CHALLENGE: Retype only what runs from the first line of the listing to the line holding "plt.rcParams['font.family'] = ['DejaVu Sans']", both included. Do not retype the pictures.

DATA SECTION:
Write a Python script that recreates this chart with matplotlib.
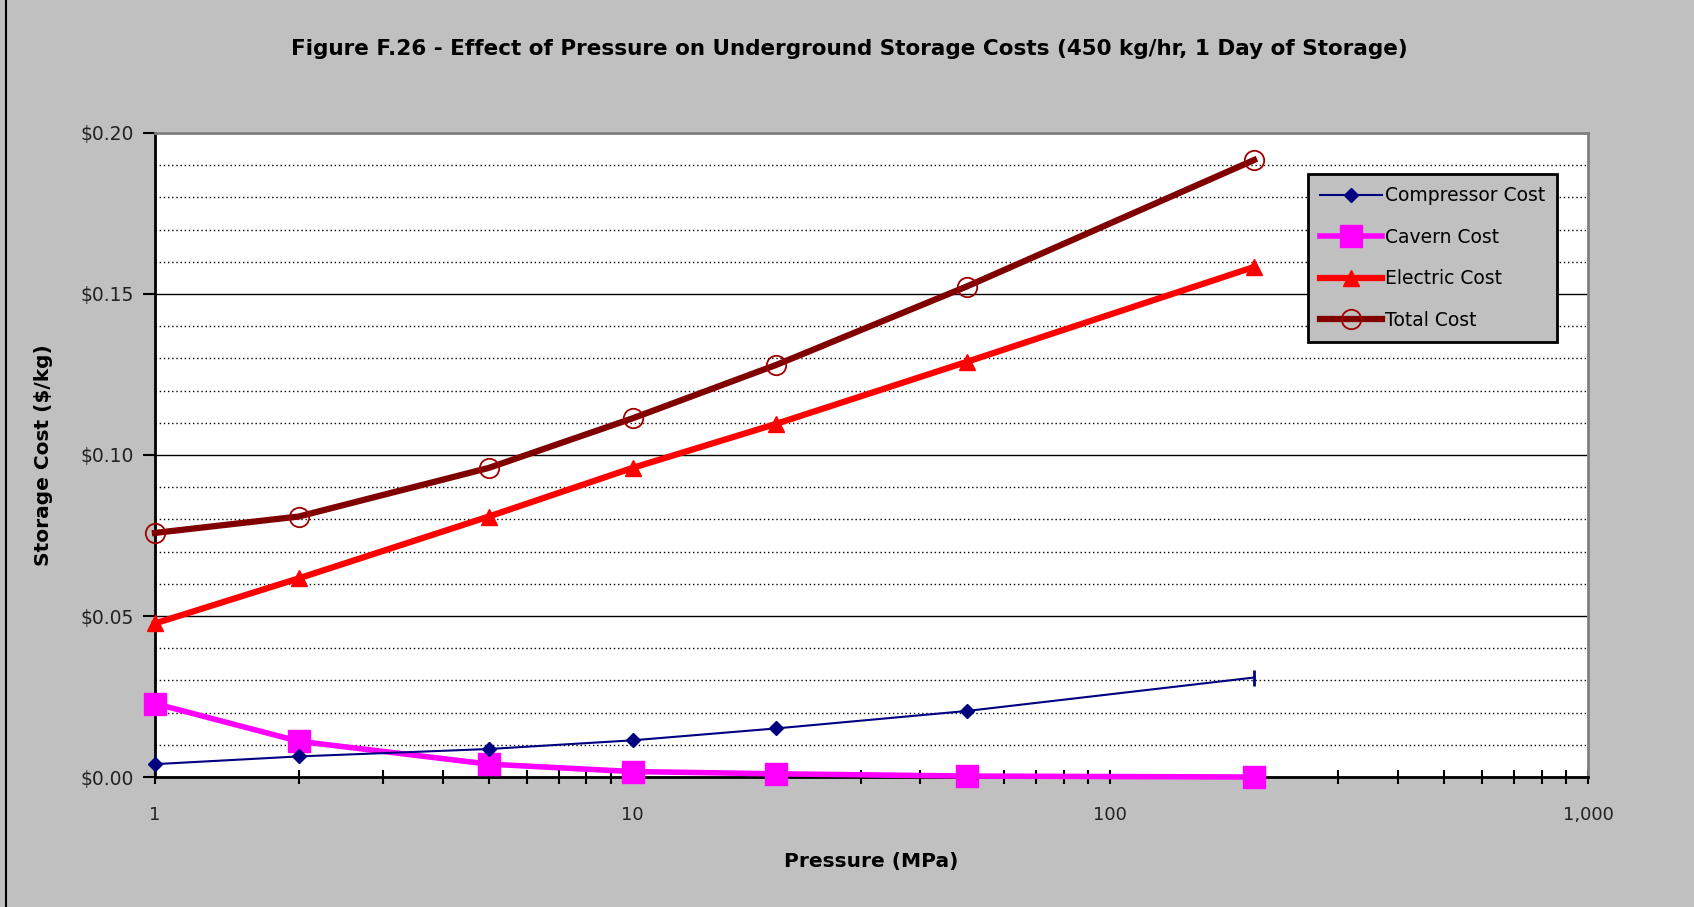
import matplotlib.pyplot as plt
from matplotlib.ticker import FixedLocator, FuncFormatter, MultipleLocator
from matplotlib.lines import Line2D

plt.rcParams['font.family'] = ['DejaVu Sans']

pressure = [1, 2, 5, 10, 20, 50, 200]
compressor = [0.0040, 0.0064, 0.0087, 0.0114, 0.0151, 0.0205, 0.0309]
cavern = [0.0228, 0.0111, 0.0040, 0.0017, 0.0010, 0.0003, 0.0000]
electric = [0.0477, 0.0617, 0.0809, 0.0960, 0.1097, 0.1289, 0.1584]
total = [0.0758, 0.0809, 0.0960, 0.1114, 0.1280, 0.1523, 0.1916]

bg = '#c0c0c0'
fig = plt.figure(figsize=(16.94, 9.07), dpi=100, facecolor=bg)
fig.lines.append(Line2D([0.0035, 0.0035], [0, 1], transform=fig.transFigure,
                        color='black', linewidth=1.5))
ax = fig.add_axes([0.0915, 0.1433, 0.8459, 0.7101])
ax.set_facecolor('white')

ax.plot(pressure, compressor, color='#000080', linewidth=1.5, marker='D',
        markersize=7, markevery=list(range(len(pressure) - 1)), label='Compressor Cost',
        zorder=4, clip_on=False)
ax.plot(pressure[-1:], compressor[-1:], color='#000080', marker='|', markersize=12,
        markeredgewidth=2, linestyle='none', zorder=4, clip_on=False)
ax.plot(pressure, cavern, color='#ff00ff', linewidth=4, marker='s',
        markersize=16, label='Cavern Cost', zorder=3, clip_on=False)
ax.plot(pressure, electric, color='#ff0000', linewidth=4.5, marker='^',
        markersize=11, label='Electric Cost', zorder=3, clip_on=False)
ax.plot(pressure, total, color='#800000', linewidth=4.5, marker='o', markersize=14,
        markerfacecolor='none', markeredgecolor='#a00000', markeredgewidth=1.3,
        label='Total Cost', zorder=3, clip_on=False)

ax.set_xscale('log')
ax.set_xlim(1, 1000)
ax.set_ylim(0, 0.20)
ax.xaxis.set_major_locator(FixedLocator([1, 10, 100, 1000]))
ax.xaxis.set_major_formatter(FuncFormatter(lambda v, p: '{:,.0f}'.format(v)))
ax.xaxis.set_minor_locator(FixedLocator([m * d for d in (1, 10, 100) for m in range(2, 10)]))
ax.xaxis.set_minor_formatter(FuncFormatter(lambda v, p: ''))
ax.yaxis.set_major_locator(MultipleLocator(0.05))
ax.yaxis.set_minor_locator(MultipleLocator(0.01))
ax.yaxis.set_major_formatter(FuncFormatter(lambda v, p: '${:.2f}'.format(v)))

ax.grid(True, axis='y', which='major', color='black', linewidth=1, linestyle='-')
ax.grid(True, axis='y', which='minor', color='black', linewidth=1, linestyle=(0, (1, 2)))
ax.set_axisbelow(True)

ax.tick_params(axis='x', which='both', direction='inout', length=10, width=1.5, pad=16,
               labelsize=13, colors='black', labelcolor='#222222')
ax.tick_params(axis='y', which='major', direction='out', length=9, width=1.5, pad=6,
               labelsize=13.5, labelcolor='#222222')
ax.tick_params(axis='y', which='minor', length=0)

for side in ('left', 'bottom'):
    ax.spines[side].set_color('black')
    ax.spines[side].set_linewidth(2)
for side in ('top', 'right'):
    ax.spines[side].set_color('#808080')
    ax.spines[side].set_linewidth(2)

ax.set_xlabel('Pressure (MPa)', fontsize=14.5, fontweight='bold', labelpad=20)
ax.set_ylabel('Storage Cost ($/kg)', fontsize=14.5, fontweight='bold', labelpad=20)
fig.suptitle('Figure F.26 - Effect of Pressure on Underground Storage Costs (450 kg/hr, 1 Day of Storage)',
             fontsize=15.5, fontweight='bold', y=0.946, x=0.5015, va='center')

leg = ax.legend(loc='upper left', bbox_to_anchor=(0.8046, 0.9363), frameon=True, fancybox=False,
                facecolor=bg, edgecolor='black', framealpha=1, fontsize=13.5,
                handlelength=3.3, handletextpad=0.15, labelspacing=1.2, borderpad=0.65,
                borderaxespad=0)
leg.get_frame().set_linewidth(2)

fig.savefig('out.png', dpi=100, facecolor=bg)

SOLUTION TO THE EXERCISE:
Write a Python script that recreates this chart with matplotlib.
import matplotlib.pyplot as plt
from matplotlib.ticker import FixedLocator, FuncFormatter, MultipleLocator
from matplotlib.lines import Line2D

plt.rcParams['font.family'] = ['DejaVu Sans']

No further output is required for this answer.